I'm trying to get my ducks in a row to apply for a business license (business plan). Can anyone give me a rough breakdown of costs pertaining to an employee - federal taxes, workman's comp, etc? I know this can all vary from state to state, but I need a base line for my thought process.
From contributor A:
It depends on how much product they ruin in the shop and how much damage they do on site to the client's house and property. What you pay them is inconsequential when compared to this and how much the government and insurance companies charge for the pleasure of owning your own business. Go it solo as long as humanly possible, enlist friends, wife's family, the dog, anybody to help out when absolutely necessary until established, and talk to an accountant. They can give a better approximation as well as your insurance carrier, and of course the sales tax people.
Training and ruining material is another story. You have control of proper training and therefore, mistakes can be lowered. Do your best to look at a job and figure where mistakes might be made. Focus on those places. Give your employee an assignment. Do not be afraid to get them to describe exactly what needs to be done. Pay close attention to what they say, look for areas that lack clarity. Do not ask if they understand, because of course they will say yes. Use pen and paper as needed. Monitor their work as needed. As time goes on, good employees get better and those that do not must be let go. It is a long process, but must be gone through if you wish to sleep at night.
With taxes, workers comp., liability ins., SS, Medicare, vacations, administration costs for that employee, mileage, office overhead to keep that employee working, unseen costly problems that come up…
So I figure I have to make $1000 for every employee a week to make it. Some weeks are better than others.
Say, for instance, a $10/hr employee grosses $400/week.
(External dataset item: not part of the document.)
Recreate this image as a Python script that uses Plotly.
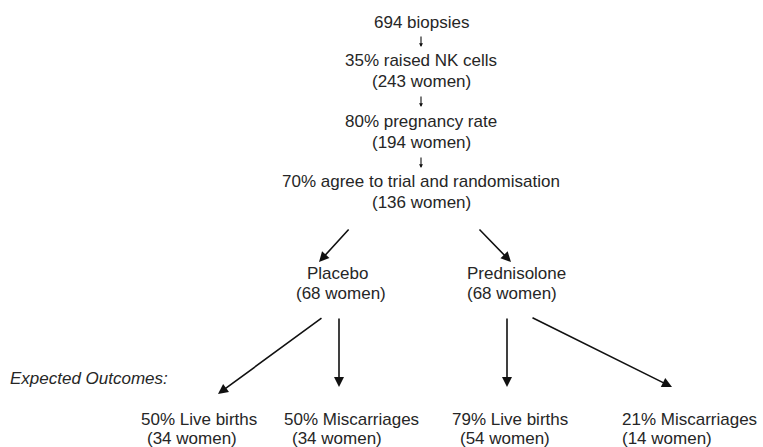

His check might only be about $330 when you take out taxes, but your total cost might be in the ballpark of $550/week.
My advice, and this is something I am going to do if business ever gets good enough to hire people back, is to have a separate payroll account. You write a check at the end of the week from your general account to cover the total cost of your payroll. That way when the end of the quarter comes around, the many thousands you'll owe will be there. No forgetting about it. You can also just transfer the difference between net pay and what you'll owe to a savings account if you don't want the expense of another checking account.
By doing this, you will never be tempted to use payroll tax money when things get tight. Believe me, those IRS people will file liens on you without a second thought.
This is a description of the cost of an employee, to be distinguished from the value of an employee. The value is all of the tangibles you have invested over the years plus the enormous intangibles of friendship, loyalty, community, shared experience, shared achievement, in a word - relationship. As with all other relationships, you get in proportion to what you contribute - in my experience the payback is far greater than the investment (partly because I'm not counting).